The whole of my existence is, and will hardly be defined by any Jane Austen novel that's why I have developed to the romance genre. Reading those things feel like I'm the one being courted and loved, especially since I feel I lack a love life. I'm not saying I'm miserable because I lack a love life, but the feeling of having a love life sure is something lovely to try. And while my Mr Darcy is still not there, I guess I'll just keep reading these stuff to keep the butterflies in my stomach.

And yet, I insist my favorite book is not a romantic novel.

Book Thief, despite it's story being narrated by Death, is not even romantic. Its plot is dark and it is full of sad, heartbreaking events. And despite the fact that this book is free from all things cheese, it is full of warmth through winter, and silence in the middle of war.

Book Thief's charm doesn't revolve around the fact that a little girl is starring in it. Its charm is seeing the human side of the world of a curious little girl. Death was full of human in his story telling too. The book is full of human and real. But why do I love it so much?

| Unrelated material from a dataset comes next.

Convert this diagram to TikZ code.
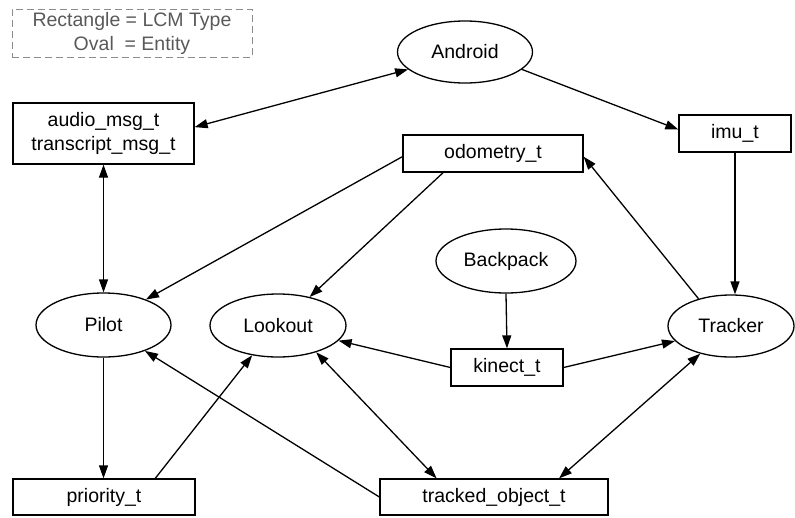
\documentclass[tikz,border=0pt]{standalone}
\usepackage{fontspec}
\setmainfont{Liberation Sans}
\usetikzlibrary{shapes.geometric,arrows.meta}
\begin{document}
\begin{tikzpicture}[x=1pt,y=-1pt,
  every node/.style={font=\fontsize{19.5}{24}\selectfont, text=black, inner sep=0pt},
  ent/.style={ellipse, draw, line width=1.3pt},
  lcm/.style={rectangle, draw, line width=1.3pt},
  legendbox/.style={rectangle, draw=black!45, dash pattern=on 7pt off 4pt, line width=0.9pt,
    text=black!65, align=center, minimum width=240pt, minimum height=48pt},
  conn/.style={line width=1.3pt, -{Triangle[length=13pt,width=9pt]}},
  bi/.style={line width=1.3pt, {Triangle[length=13pt,width=9pt]}-{Triangle[length=13pt,width=9pt]}},
]
\useasboundingbox (0,0) rectangle (795,517);

% legend
\node[legendbox] (legend) at (132,33) {Rectangle = LCM Type\\Oval\ \ = Entity};

% entities
\node[ent, minimum width=135pt, minimum height=62pt] (android) at (465,52) {Android};
\node[ent, minimum width=140pt, minimum height=64pt] (backpack) at (506,261) {Backpack};
\node[ent, minimum width=135pt, minimum height=64pt] (pilot) at (103.5,325) {Pilot};
\node[ent, minimum width=136pt, minimum height=63pt] (lookout) at (278,325.5) {Lookout};
\node[ent, minimum width=126pt, minimum height=62pt] (tracker) at (731,326) {Tracker};

% LCM types
\node[lcm, align=center, minimum width=181pt, minimum height=61pt] (audio) at (103.5,133.5) {audio\_msg\_t\\transcript\_msg\_t};
\node[lcm, minimum width=112pt, minimum height=37pt] (imu) at (735,133.5) {imu\_t};
\node[lcm, minimum width=180pt, minimum height=37pt] (odometry) at (493,153.5) {odometry\_t};
\node[lcm, minimum width=112pt, minimum height=37pt] (kinect) at (507,367.5) {kinect\_t};
\node[lcm, minimum width=182pt, minimum height=36pt] (priority) at (104,497) {priority\_t};
\node[lcm, minimum width=228pt, minimum height=36pt] (tracked) at (494,497) {tracked\_object\_t};

% connectors
\draw[bi] (android.197) -- (audio.4);
\draw[conn] (android.343) -- (imu.176);
\draw[bi] (audio.south) -- (pilot.north);
\draw[conn] (odometry.182) -- (pilot.31);
\draw[conn] (odometry.201) -- (lookout.42);
\draw[conn] (tracker.140) -- (odometry.358);
\draw[conn] (imu.south) -- (imu.south |- tracker.north);
\draw[conn] (backpack.south) -- (kinect.north);
\draw[conn] (kinect.west) -- (lookout.346);
\draw[conn] (kinect.east) -- (tracker.195);
\draw[conn] (pilot.south) -- (pilot.south |- priority.north);
\draw[conn] (priority.20) -- (lookout.229);
\draw[conn] (tracked.west) -- (pilot.328);
\draw[bi] (lookout.325) -- (tracked.162);
\draw[bi] (tracker.222) -- (tracked.16);
\end{tikzpicture}
\end{document}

Simple: it is full of inspiration and learning. It may be fiction, but it is a book of bright ideas and lessons. Liesel may be a little girl, but she is a character whom you could learn a lot from. We learn from those who have lived long already but as you read through book thief, we tend to learn from a kid who's still learning and knowing about things. Her life was lived through a sad and depressing period in time but she has proved something. We can grow in these times. It is our choice whether we should stop growing. It is for us to decide what we want to be despite the many circumstances.

I also would like to note Zusak's amazing portrayal of Death in this book. I read somewhere that he thought he should be writing death as some pure evil. But in the end, death was so human. I think it was more haunting that death is more human. At the same time, it was more effective.

Just like Death in this story, we are bound to learn as we read and follow Liesel through her life with the Hubermanns. Through her friendship with Rudy and through her sorrow and worry in Max. Through the many things we all go through but pass of as regular.

Book Thief is rich of life-learnings, and warmth, enough to keep your heart full of love in any way possible. This book has "hugged" me in numerous ways possible, and I tell you, it's worth the read, and the love.